1.08.2003

The shaggy-maned idol rips into his song - and the audience screams with excitement. Some ecstatic fans storm the stage, wanting simply to touch him. Some want to bear his child. One adoring woman announces she already has. And outside the hell, a horse-drawn carriage waits to whisk the performer away.

Meet Franz Liszt, rock star, circa 1840. And get ready for all the glitter, groupies and gaudy good times of Lisztomania.

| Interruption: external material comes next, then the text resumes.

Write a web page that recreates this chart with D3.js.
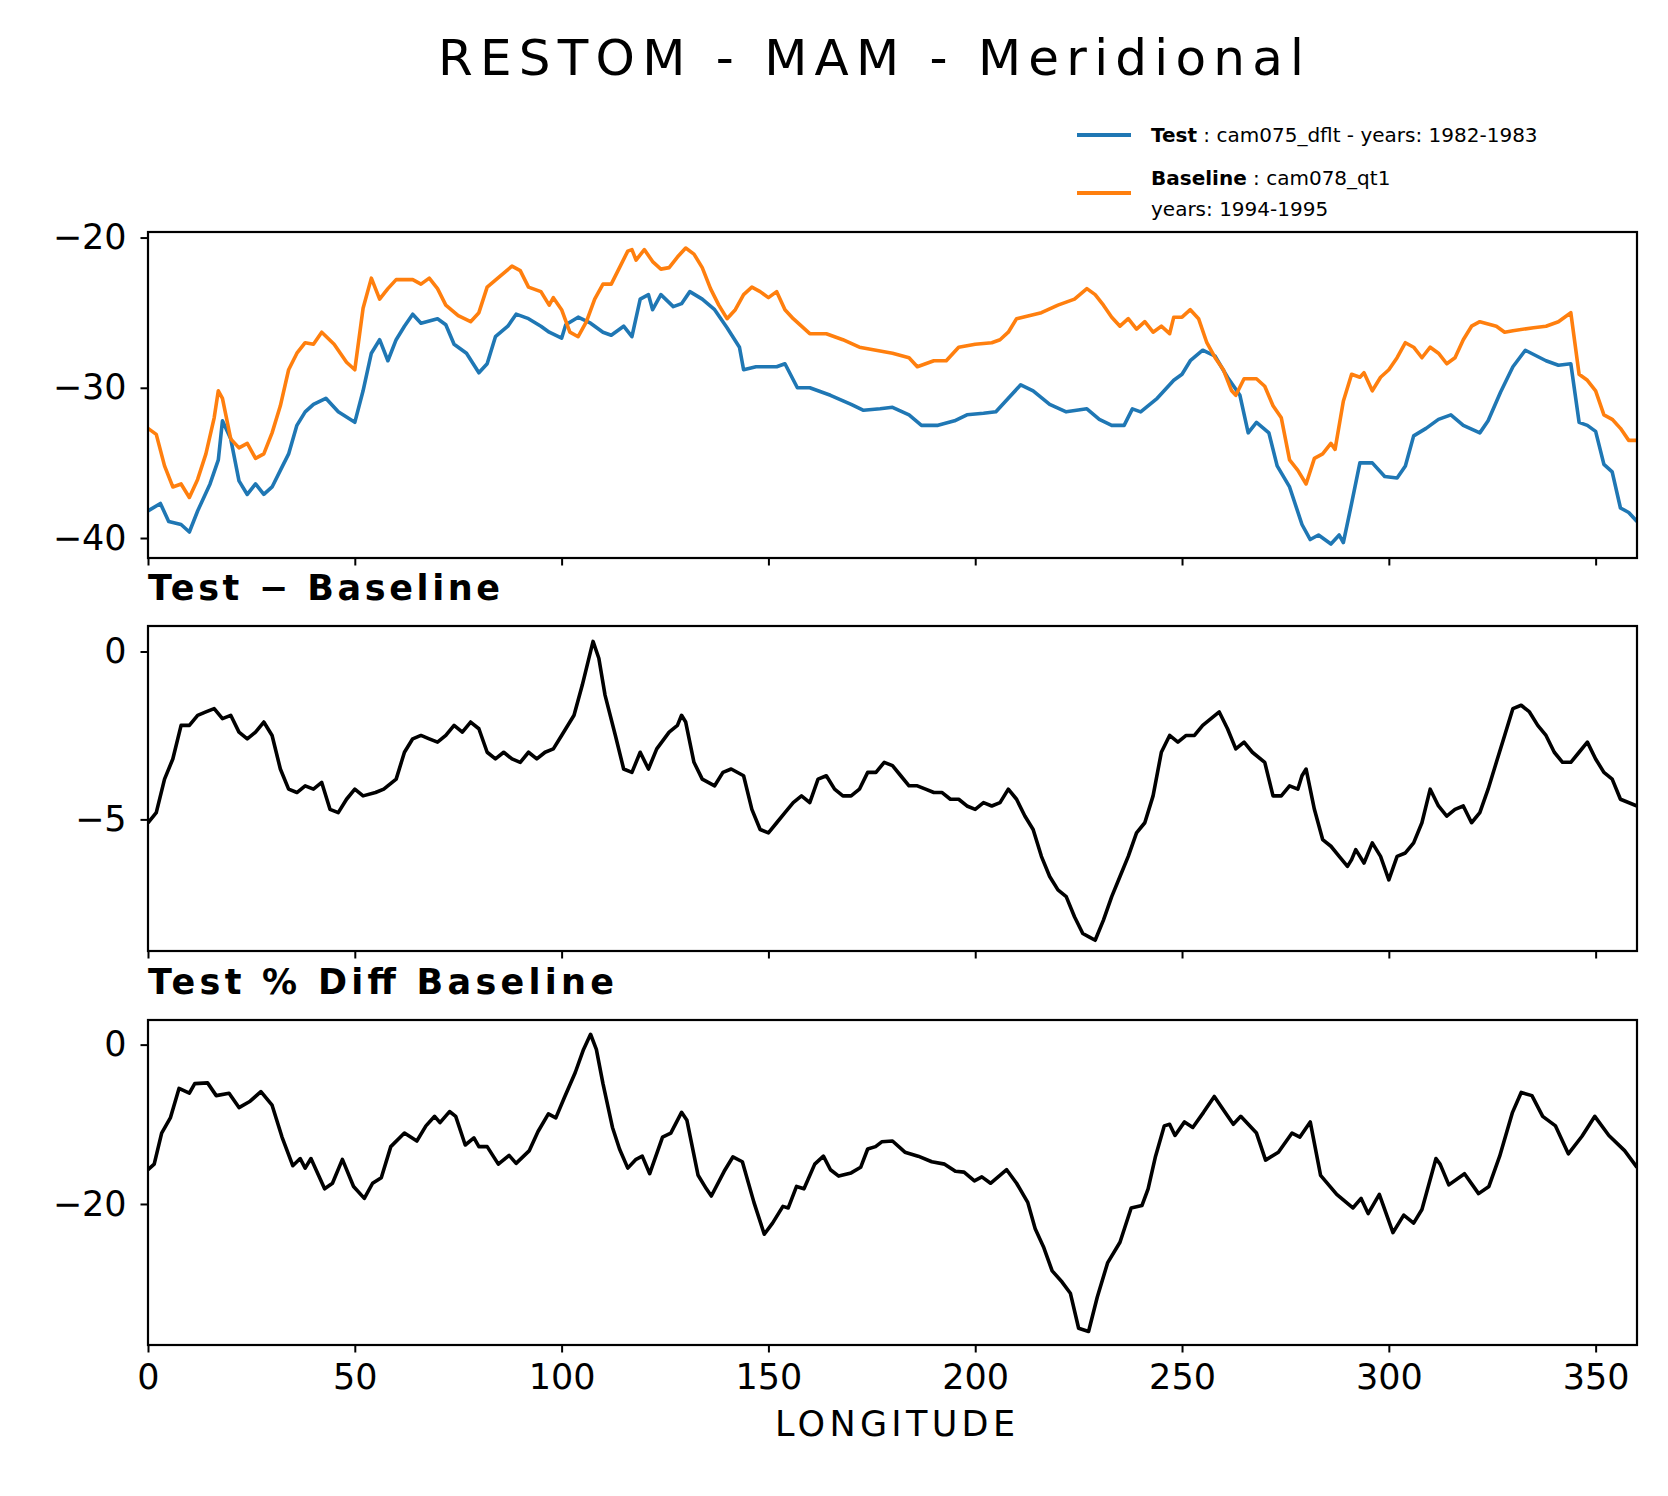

Get ready for Russellmania, too. Because the writer/director of this erotic/exotic/electrifying fantasy is Ken Russell, whose works include Women in Love, Altered States, Tommy, Crimes of Passion, Gothic, and The Lair of the White Worm. Lisztomania's story centers on the turbulent friendship of renowned composers Liszt (played by Roger Daltry) and Richard Wagner (Paul Nicholas). But that real-life historical footnote is merely the departure point for Russell. He comes at us with surprise after outlandish surprise. A phantasmagorical pipe organ turns into a silver-winged spaceship. The Pope (Ringo Starr) wears cowboy boots. A part-Hitler/part-Frankenstein monster rises from Wagnerian ashes. And the entire sensory Ferris Wheel of a film spins madly to the electrified sounds of Liszt and Wagner (arranged by Rick Wagner).

The incredible "liszt" of frenzied delights goes on and on in this splendiferous extravaganza, newly reissued in surround stereo. Once again, Russell takes us where no no one else does. Or dares. Brace yourself for Lisztomania. Viewers expecting a polite gathering of people neatly posed on Louis XVI furniture are gonna be blown out of their chairs but good.

From the back of the Lisztomania tape I have sitting here on my desk. Scary, ne?